Patrick Phillips is professor of English and director of the Creative Writing Program at Stanford University. He is the author of Blood at the Root: A Racial Cleansing in America (W. W. Norton, 2016), which tells how his homeplace of Forsyth County, Georgia, was transformed in the fall of 1912, when mobs of local white men attacked and violently drove out their African American neighbors, creating a “whites-only” zone that would last for nearly a century. Blood at the Root was a finalist for the PEN Galbraith Award, the ALA Carnegie Medal, and the BN Discover Prize, and was named a best book of the year by the New York Times, the Boston Globe, and Smithsonian.
Among Phillips’s other honors are Guggenheim, NEA, and Fulbright grants, the Lyric Poetry Award of the Poetry Society of America, and a fellowship at the New York Public Library’s Cullman Center for Scholars and Writers.

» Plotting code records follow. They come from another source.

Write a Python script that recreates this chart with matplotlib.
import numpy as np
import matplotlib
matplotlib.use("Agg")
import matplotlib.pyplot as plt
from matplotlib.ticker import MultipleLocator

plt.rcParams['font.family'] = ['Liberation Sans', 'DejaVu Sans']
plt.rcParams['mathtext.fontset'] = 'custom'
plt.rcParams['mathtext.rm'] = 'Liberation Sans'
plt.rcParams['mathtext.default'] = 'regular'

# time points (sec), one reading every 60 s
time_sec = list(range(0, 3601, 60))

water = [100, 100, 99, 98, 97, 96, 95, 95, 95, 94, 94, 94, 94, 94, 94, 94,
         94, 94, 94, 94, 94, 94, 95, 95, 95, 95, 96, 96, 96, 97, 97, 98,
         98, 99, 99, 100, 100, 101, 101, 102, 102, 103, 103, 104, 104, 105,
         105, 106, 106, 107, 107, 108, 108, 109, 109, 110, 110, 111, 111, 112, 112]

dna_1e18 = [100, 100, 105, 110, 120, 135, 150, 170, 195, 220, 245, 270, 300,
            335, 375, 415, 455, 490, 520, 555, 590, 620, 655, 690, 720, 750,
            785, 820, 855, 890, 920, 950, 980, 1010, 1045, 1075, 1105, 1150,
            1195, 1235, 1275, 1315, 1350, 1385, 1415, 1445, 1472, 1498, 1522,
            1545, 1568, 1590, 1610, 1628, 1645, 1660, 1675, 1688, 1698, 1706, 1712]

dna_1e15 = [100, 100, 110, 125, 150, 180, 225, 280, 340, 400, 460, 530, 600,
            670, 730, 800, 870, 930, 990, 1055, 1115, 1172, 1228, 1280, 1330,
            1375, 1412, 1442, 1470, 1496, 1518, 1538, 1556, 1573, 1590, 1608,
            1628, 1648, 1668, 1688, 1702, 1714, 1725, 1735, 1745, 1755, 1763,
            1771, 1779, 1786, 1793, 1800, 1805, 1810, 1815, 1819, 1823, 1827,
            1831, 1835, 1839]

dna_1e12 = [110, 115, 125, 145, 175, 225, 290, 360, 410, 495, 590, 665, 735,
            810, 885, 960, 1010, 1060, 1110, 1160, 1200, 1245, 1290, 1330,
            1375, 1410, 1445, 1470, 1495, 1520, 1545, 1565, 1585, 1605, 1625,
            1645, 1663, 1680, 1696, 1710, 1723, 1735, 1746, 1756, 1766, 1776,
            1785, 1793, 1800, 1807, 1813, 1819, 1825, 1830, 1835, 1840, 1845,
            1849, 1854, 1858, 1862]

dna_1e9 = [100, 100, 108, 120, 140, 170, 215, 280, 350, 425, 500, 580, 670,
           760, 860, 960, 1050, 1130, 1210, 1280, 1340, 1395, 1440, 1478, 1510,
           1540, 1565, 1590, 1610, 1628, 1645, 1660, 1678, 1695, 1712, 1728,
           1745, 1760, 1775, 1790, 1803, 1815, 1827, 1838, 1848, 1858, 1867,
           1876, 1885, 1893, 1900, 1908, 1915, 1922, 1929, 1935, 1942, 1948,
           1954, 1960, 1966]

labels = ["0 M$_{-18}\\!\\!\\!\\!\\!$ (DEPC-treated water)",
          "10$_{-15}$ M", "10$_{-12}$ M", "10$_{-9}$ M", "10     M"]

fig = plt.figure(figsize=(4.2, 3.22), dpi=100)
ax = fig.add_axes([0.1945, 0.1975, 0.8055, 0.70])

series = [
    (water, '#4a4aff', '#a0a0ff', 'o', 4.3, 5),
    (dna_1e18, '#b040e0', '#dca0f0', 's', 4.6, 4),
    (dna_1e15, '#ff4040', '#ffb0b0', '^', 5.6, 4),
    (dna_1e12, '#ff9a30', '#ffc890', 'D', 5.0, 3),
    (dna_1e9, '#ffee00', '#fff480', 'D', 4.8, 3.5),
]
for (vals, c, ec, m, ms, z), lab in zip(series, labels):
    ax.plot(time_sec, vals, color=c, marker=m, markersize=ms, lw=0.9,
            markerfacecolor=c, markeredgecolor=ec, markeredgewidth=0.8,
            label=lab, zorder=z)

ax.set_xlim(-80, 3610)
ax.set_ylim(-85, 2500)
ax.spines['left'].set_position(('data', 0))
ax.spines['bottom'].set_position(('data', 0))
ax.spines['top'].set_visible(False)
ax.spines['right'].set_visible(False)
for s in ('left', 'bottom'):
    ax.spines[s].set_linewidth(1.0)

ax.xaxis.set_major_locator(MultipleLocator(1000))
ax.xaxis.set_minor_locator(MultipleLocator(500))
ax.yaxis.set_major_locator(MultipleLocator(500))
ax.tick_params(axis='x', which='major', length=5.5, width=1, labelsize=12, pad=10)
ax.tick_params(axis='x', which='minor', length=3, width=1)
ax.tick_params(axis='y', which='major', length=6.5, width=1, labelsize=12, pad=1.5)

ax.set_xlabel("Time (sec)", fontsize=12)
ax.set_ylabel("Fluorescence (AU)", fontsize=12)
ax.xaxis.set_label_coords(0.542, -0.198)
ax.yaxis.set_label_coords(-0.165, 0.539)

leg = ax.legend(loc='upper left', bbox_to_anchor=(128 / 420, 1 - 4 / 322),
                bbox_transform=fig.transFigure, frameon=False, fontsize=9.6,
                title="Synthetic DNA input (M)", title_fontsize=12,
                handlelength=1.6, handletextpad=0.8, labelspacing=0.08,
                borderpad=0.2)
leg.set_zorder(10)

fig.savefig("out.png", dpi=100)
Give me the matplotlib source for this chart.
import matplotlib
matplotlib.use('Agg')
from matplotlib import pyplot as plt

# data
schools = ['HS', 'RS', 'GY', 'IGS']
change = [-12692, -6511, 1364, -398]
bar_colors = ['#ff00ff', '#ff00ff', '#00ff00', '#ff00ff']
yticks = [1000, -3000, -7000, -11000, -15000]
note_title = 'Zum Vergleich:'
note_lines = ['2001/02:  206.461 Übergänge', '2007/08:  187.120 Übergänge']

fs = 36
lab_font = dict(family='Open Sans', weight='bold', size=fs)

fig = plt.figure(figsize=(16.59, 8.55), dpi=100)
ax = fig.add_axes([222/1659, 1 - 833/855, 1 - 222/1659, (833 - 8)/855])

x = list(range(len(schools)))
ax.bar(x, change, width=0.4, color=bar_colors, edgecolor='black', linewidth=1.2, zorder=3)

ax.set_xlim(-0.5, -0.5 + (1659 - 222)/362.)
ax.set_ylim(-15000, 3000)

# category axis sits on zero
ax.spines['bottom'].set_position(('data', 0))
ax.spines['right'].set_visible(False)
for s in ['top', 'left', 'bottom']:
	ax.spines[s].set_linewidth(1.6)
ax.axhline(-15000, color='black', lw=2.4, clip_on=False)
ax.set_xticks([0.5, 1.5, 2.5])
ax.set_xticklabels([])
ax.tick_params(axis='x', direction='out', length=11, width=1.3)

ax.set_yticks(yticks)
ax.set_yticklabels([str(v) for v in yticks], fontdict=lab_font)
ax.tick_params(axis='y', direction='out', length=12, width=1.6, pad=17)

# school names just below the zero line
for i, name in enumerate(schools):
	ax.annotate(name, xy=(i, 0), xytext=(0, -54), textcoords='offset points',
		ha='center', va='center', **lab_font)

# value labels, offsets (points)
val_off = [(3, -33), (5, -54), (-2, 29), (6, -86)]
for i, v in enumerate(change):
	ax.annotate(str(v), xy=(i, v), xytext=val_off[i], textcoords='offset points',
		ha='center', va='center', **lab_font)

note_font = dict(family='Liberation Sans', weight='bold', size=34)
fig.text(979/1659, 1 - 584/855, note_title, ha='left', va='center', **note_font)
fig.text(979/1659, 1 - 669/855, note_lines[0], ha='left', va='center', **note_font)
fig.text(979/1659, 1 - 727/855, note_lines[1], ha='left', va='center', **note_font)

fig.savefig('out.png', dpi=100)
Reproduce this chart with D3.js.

Phillips has also published four books of poems, including Elegy for a Broken Machine (Knopf, 2015), which was a finalist for the National Book Award, and Song of the Closing Doors (Knopf, August 2022).
His project, “The Kellogg Place: American Wealth in Black and White,” will study the history of Jim Crow-era land theft, which so often followed in the wake of mob attacks, as “abandoned” African American properties were slowly but inexorably transferred to local whites. The project will show just how profoundly racial land theft continues to affect Black and white lives — and just how closely America’s racial wealth gap is tied to the land beneath our feet.